Updated: May 31, 2019
Compile your gun care library:
Obtain the appropriate reference manual, operating manual, tech manual or instruction for the specific firearm. You can also refer to more general guidance such as military field manuals or NRA instructor guides for gun care and maintenance. Or both.
If you have access to gunsmithing references, or armorers instructions, those can complement your library. If you purchase parts, and they come with “instructions”, you can add those as well.
Centralize your library:
It’s also a good idea to find a central location such as a file box, safe or file drawer to store your library so you don’t have to search every time you need a reference. Do you need to pull out the instruction every time you do a procedure? No, but it’s nice to know if you run into a unusual situation, it’s only a arms reach away to find the ‘answer’.

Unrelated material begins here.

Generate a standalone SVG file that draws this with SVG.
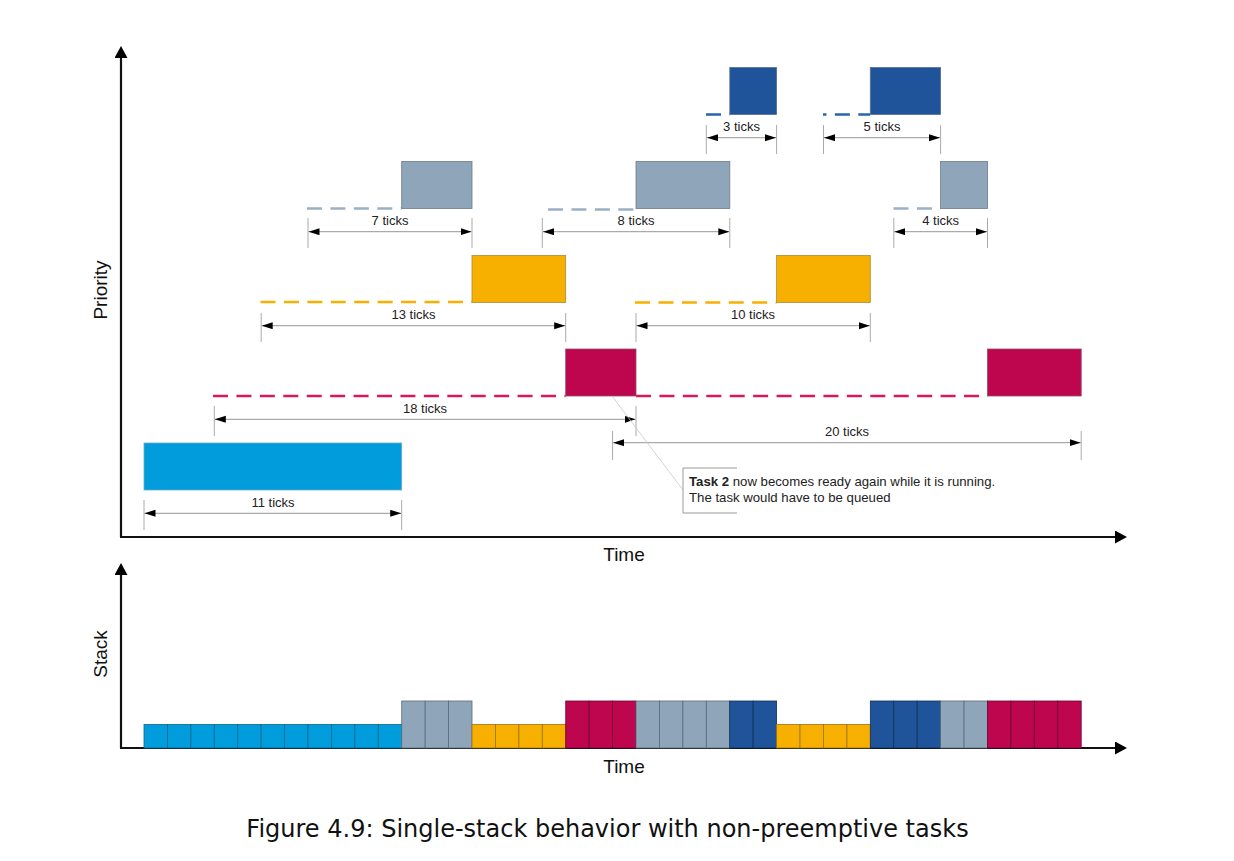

The internet is the 1st stop for most people now-a-days because of its convenience. Rightly so; however, the ‘authenticity’ of the information is often suspect and must be validated. Blog information tends to be ‘non-attributable’ and from ‘anonymous’ postings, so be extremely careful acting on it. Normally, most firearms companies post their manuals and instructions in .pdf format which is a reliable reference and convenient. Other locations such as stevespages.com are a compilation of technical references stored conveniently for you in ONE Place and allow you to avoid the wild west approach of a google search. Note; when you do a google search today, the top postings you see are generally ‘paid for’ by someone to occupy that top spot.
BEWARE OF "PAID FOR" INFORMATION, THEY ARE EXPECTING A RETURN
Here’s some examples of ‘credible’ references:
Manufacturer's owners manuals can be downloaded - https://kriss-usa.com/owner-s-manuals
How to clean your gun, Courtesy NRA - https://www.nrafamily.org/articles/2018/1/14/how-to-clean-your-gun/
Steves Pages, a compendium of tech manuals, primarily military - http://www.stevespages.com
As always, avoid ‘un-credentialed’ or ‘fake’ information. This can lead to disastrous results. Beware of ‘sales pitch’ information or non-referenced, ‘anecdotal’ hype type info. Even videos can be slanted/tainted to deliver false expectations. The more we read reviews, we can sense when the post is biased or tainted by the writer’s slant. Objective posts are instructive, constructive and offer balanced viewpoints.
During a google search, I found a gun care ‘best of’ article recently, which gave the bloggers rank order of the best gun oils. Real or Fake? The article was an obvious “pitch piece” for the named products. The article had no independent reference to explain how gun oil is used in the maintenance, function and storage of a firearm or what base materials gun oil comes from (hydrocarbon, silicon, bio-base, graphite, etc.). The blogger makes no representations that he/she even used or tested each product. He simply gave general statements of why you should use gun oil and some dire consequences if you don’t. At the bottom of the blog was the ‘smokin’ gun’…”______ is a participant in the Amazon Services LLC Associates Program, an affiliate advertising program designed to provide a means for sites to earn advertising fees by advertising and linking to amazon.com. OK, so our reviewer is advertising on Amazon and likely selling these same ‘best’ products. Fake.